Per quanto l’ermafroditismo sia il tema del racconto - la quarta di copertina lo specifica diligentemente - e sia il motore, la risoluzione della vicenda, per quanto sia il nocciolo consistente di un racconto liquido e inafferrabile, un’àncora che dà senso all’insensato, io credo che la forza dell’allucinazione di Cărtărescu prescinda da esso.

L’oscenità infinita della sofferenza del protagonista si consuma in un’atmosfera bavosa, che è prima di tutto corporea. Il corpo è il fulcro problematico del racconto, il corpo come oggetto e come soggetto.

Travesti” non è tanto un libro sull’ermafroditismo, è più un dramma sul corpo, sul suo valore e sul suo significato.

La Chimera, figlia canonica del dualismo fra corpo e mente, è qui una creatura generata dalla fisiologia che vede contrapporsi, piuttosto, cervello e genitali: «Il tempo e il sesso trionfano sempre, alleati, contro la corporeità e contro la mente». A soccombere è quindi il primo, spellato e gettato via come facevano gli antichi egizi coi loro morti.

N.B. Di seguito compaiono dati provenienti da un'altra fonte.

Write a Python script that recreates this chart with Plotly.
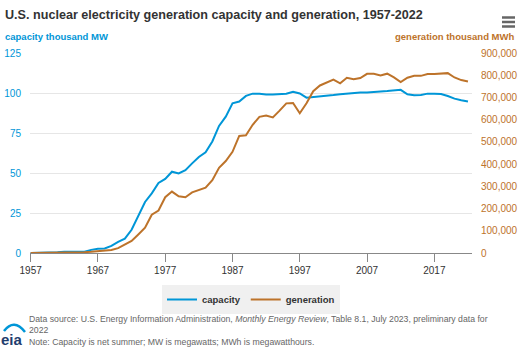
import plotly.graph_objects as go

years = list(range(1957, 2023))

capacity = [0.055, 0.055, 0.055, 0.411, 0.411, 0.822, 0.822, 0.822, 0.822, 1.963,
            2.7, 2.8, 4.4, 7.0, 9.0, 14.5, 22.7, 31.9, 37.3, 43.8,
            46.3, 50.8, 49.7, 51.8, 56.0, 60.0, 63.0, 69.7, 79.4, 85.2,
            93.6, 94.7, 98.2, 99.6, 99.6, 99.0, 99.0, 99.1, 99.5, 100.8,
            99.7, 97.1, 97.4, 97.9, 98.2, 98.7, 99.2, 99.6, 100.0, 100.3,
            100.3, 100.8, 101.0, 101.2, 101.4, 102.0, 99.2, 98.6, 98.7, 99.6,
            99.6, 99.4, 98.1, 96.5, 95.5, 94.7]

generation = [10, 165, 188, 518, 1692, 2270, 3212, 3343, 3657, 5520,
              7655, 12528, 13928, 21804, 38105, 54091, 83479, 113976, 172505, 191104,
              250883, 276403, 255155, 251116, 272674, 282773, 293677, 327634, 383691, 414038,
              455270, 526973, 529355, 576862, 612565, 618776, 610291, 640440, 673402, 674729,
              628644, 673702, 728254, 753893, 768826, 780064, 763733, 788528, 781986, 787219,
              806425, 806208, 798855, 806968, 790204, 769331, 789016, 797166, 797178, 805694,
              804950, 807084, 809409, 789879, 778152, 771537]

x_ticks = [1957, 1967, 1977, 1987, 1997, 2007, 2017]

BLUE = "#0096d7"
BROWN = "#bd732a"
FONT = "Liberation Sans, Arial, sans-serif"

W, H = 526, 348
L, R, T, B = 30, 54, 53, 95
pw, ph = W - L - R, H - T - B


def px(xp):
    return (xp - L) / pw


def py(yp):
    return (H - B - yp) / ph


fig = go.Figure()
fig.add_trace(go.Scatter(x=years, y=capacity, name="capacity", mode="lines",
                         line=dict(color=BLUE, width=2), yaxis="y"))
fig.add_trace(go.Scatter(x=years, y=generation, name="generation", mode="lines",
                         line=dict(color=BROWN, width=2), yaxis="y2"))

ann = [
    dict(text="<b>U.S. nuclear electricity generation capacity and generation, 1957-2022</b>",
         x=px(3), y=py(15), xref="paper", yref="paper", xanchor="left", yanchor="middle",
         showarrow=False, font=dict(size=12.6, color="#333333", family=FONT)),
    dict(text="<b>capacity thousand MW</b>", x=px(3), y=py(36), xref="paper", yref="paper",
         xanchor="left", yanchor="middle", showarrow=False,
         font=dict(size=9.5, color=BLUE, family=FONT)),
    dict(text="<b>generation thousand MWh</b>", x=px(516), y=py(36), xref="paper", yref="paper",
         xanchor="right", yanchor="middle", showarrow=False,
         font=dict(size=9.5, color=BROWN, family=FONT)),
    dict(text="Data source: U.S. Energy Information Administration, <i>Monthly Energy Review</i>, Table 8.1, July 2023, preliminary data for<br>2022<br>Note: Capacity is net summer; MW is megawatts; MWh is megawatthours.",
         x=px(27), y=py(312), xref="paper", yref="paper", xanchor="left", yanchor="top",
         align="left", showarrow=False,
         font=dict(size=8.7, color="#666666", family=FONT)),
    dict(text="<b>eia</b>", x=px(-1), y=py(339), xref="paper", yref="paper",
         xanchor="left", yanchor="middle", showarrow=False,
         font=dict(size=15, color="#1f3d6e", family=FONT)),
]

shapes = []
for yy in [17.5, 22, 26.5]:
    shapes.append(dict(type="line", xref="paper", yref="paper",
                       x0=px(502), x1=px(515), y0=py(yy), y1=py(yy),
                       line=dict(color="#666666", width=2.5)))
shapes.append(dict(type="path", xref="paper", yref="paper",
                   path=f"M {px(4)} {py(331)} Q {px(14)} {py(318)} {px(25)} {py(332)}",
                   line=dict(color=BLUE, width=2.5)))

fig.update_layout(
    width=W, height=H,
    margin=dict(l=L, r=R, t=T, b=B, autoexpand=False),
    paper_bgcolor="white", plot_bgcolor="white",
    font=dict(family=FONT, size=10, color="#333333"),
    showlegend=True,
    legend=dict(orientation="h", x=0.5, xanchor="center", y=py(285), yanchor="top",
                bgcolor="#f0f0f0", font=dict(size=9.5, color="#333333", family=FONT, weight="bold"),
                tracegroupgap=0),
    xaxis=dict(range=[1956.9, 2022.6], tickvals=x_ticks, showgrid=False,
               showline=True, linecolor="#888888", linewidth=1,
               ticks="outside", ticklen=8, tickcolor="#888888",
               tickfont=dict(size=10, color="#333333"), zeroline=False, automargin=False),
    yaxis=dict(range=[0, 125], dtick=25, showgrid=True, gridcolor="#e6e6e6",
               zeroline=False, tickfont=dict(size=10, color=BLUE), ticklabelstandoff=8,
               automargin=False),
    yaxis2=dict(range=[0, 900000], dtick=100000, overlaying="y", side="right",
                showgrid=False, zeroline=False, tickformat=",",
                tickfont=dict(size=10, color=BROWN), ticklabelstandoff=8, automargin=False),
    annotations=ann,
    shapes=shapes,
)

fig.write_html("out.html")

Il destino delle farfalle nello stomaco è quello di diventare le prede mummificate di ragni mostruosi e affascinanti - come quelli sorridenti o piangenti di Odilon Redon -, padroni di questo mondo scuoiato, rivoltato e rivoltante. Sono creature fameliche acquattate nei recessi più bui del cervello - nel quale Victor sale in visioni di scale e meandri di ragnatele - che hanno divorato per svuotare la scatola cranica e renderla la loro tana.

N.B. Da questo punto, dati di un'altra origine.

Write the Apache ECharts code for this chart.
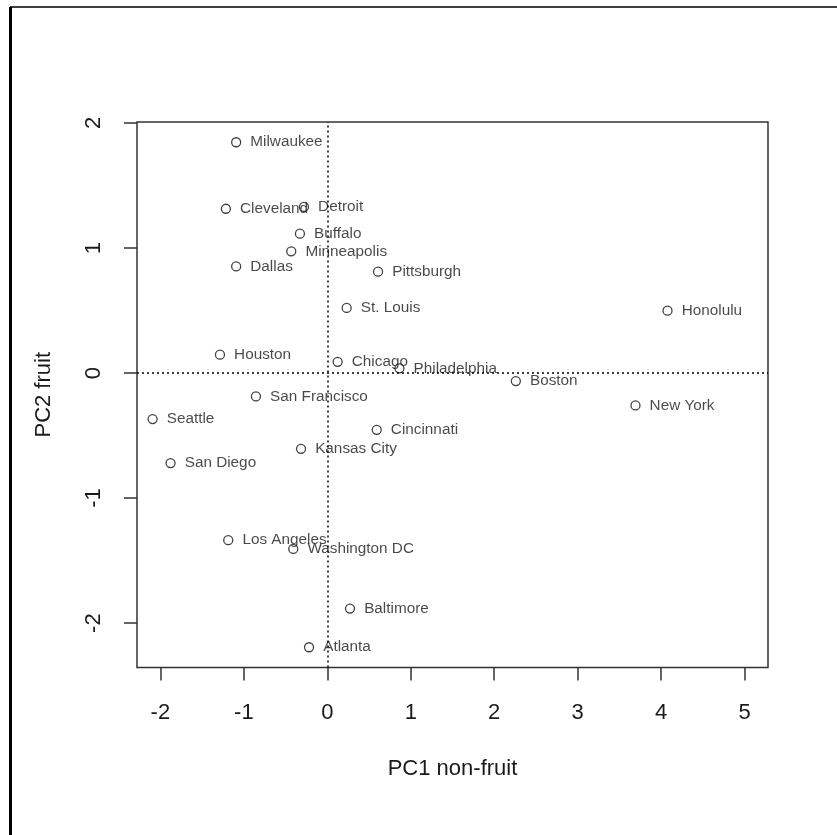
<!DOCTYPE html>
<html>
<head>
<meta charset="utf-8">
<script src="https://cdn.jsdelivr.net/npm/echarts@6/dist/echarts.min.js"></script>
<style>
html,body{margin:0;padding:0;background:#fff;}
#chart{width:837px;height:835px;}
</style>
</head>
<body>
<div id="chart"></div>
<script>
// ---- data ----
var cities = ["Milwaukee","Cleveland","Detroit","Buffalo","Minneapolis","Dallas","Pittsburgh","St. Louis","Honolulu","Houston","Chicago","Philadelphia","Boston","New York","San Francisco","Seattle","Cincinnati","Kansas City","San Diego","Los Angeles","Washington DC","Baltimore","Atlanta"];
var pc1 = [-1.092,-1.215,-0.280,-0.328,-0.432,-1.092,0.608,0.232,4.076,-1.286,0.124,0.864,2.259,3.692,-0.855,-2.093,0.592,-0.315,-1.878,-1.187,-0.408,0.272,-0.219];
var pc2 = [1.846,1.314,1.329,1.115,0.974,0.853,0.811,0.521,0.499,0.147,0.090,0.038,-0.064,-0.259,-0.187,-0.368,-0.454,-0.606,-0.720,-1.337,-1.407,-1.884,-2.193];
var xTicks = [-2,-1,0,1,2,3,4,5];
var yTicks = [-2,-1,0,1,2];
var xRange = [-2.28, 5.28];
var yRange = [-2.355, 2.008];
var xTitle = "PC1 non-fruit";
var yTitle = "PC2 fruit";

var FONT = "'Liberation Sans', Arial, Helvetica, sans-serif";
var points = cities.map(function(c,i){ return {name:c, value:[pc1[i], pc2[i]]}; });

var chart = echarts.init(document.getElementById('chart'), null, {renderer:'canvas'});
chart.setOption({
  animation:false,
  backgroundColor:'#ffffff',
  grid:{left:137, top:122, width:631, height:545.5, show:true, borderColor:'#333', borderWidth:1.5, backgroundColor:'transparent'},
  xAxis:{
    type:'value', min:xRange[0], max:xRange[1],
    splitLine:{show:false}, axisLine:{show:false, onZero:false},
    axisTick:{show:true, inside:false, length:13, customValues:xTicks, lineStyle:{color:'#333', width:1.5}},
    axisLabel:{show:true, customValues:xTicks, margin:34, fontSize:22, color:'#1a1a1a', fontFamily:FONT},
    name:xTitle, nameLocation:'middle', nameGap:90,
    nameTextStyle:{fontSize:22, color:'#1a1a1a', fontFamily:FONT}
  },
  yAxis:{
    type:'value', min:yRange[0], max:yRange[1],
    splitLine:{show:false}, axisLine:{show:false, onZero:false},
    axisTick:{show:true, inside:false, length:13, customValues:yTicks, lineStyle:{color:'#333', width:1.5}},
    axisLabel:{show:true, customValues:yTicks, rotate:90, margin:32, fontSize:22, color:'#1a1a1a', fontFamily:FONT},
    name:yTitle, nameLocation:'middle', nameGap:82,
    nameTextStyle:{fontSize:22, color:'#1a1a1a', fontFamily:FONT}
  },
  series:[{
    type:'scatter',
    data:points,
    symbol:'circle', symbolSize:9,
    itemStyle:{color:'rgba(0,0,0,0)', borderColor:'#111', borderWidth:1.3},
    label:{show:true, position:'right', distance:9, formatter:'{b}', fontSize:15.3, color:'#1a1a1a', fontFamily:FONT},
    emphasis:{disabled:true},
    markLine:{
      silent:true, symbol:'none', animation:false,
      label:{show:false},
      lineStyle:{type:[2,3], color:'#000', width:1.5},
      data:[{xAxis:0},{yAxis:0}]
    }
  }],
  graphic:[
    {type:'line', shape:{x1:10, y1:7, x2:837, y2:7}, style:{stroke:'#000', lineWidth:1.5}},
    {type:'line', shape:{x1:10.5, y1:7, x2:10.5, y2:835}, style:{stroke:'#000', lineWidth:3}}
  ]
});
</script>
</body>
</html>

La sensazione tattile delle zampe degli aracnidi, così numerose, è fra i disturbanti formicolii che le membra percepiscono nel corso della lettura. Cărtărescu predispone trappole per ogni senso, immergendo le pagine in una ossessiva luce gialla (giallastra, dorata, giallo-urina, ambra, oro cupo, seppia…) con tutte le sfumature comprese fra l’oro e il vomito. Persino il suono è dorato, in continue sinestesie destabilizzanti. Mi sembra, fra queste stranezze, di ascoltare quelle composte da Scriabin nel poema “Etrangeté”.

La complessità di “Travesti” è quella di una voce che parla a se stessa, ad un “tu” maschile distante, quasi estraneo, e perciò trovo gravi, gravissime, benché sporadiche, le incursioni della seconda persona singolare quando usate al posto dell’impersonale. Ci sono dei «tu» rivolti a Victor, doppio del protagonista, che hanno ragione d’esistere, ma quelli che a lui non sono rivolti inaridiscono l’opulenta ambiguità del testo infrangendo, per quel breve lasso di tempo, il suo gioco di specchi.

Sebbene non possa dire che leggere “Travesti” porti piacere, le sue stranezze sono angosciose ma fertili e molto, molto potenti. Victor-Cărtărescu si oppone orgogliosamente, eletto svisceratore dei significati della vita, agli altri «felici e cretini», a ciò che gli altri rappresentano, ai loro «mondi omogenei» guardati sì con desiderio, ma con la consapevolezza della distanza.

Al rumore assordante delle grida degli altri Victor contrappone la propria conoscenza profonda delle cose, avvenuta attraverso «la turpitudine estatica della carne». Infine, egli abbraccerà la propria solitudine e diventerà scrittore, così come Cărtărescu è uno scrittore. Ancora una volta, ci si para davanti l’eremitica forza salvifica della scrittura: si tratta di un’illusione, ma basta a chi è superbamente perso.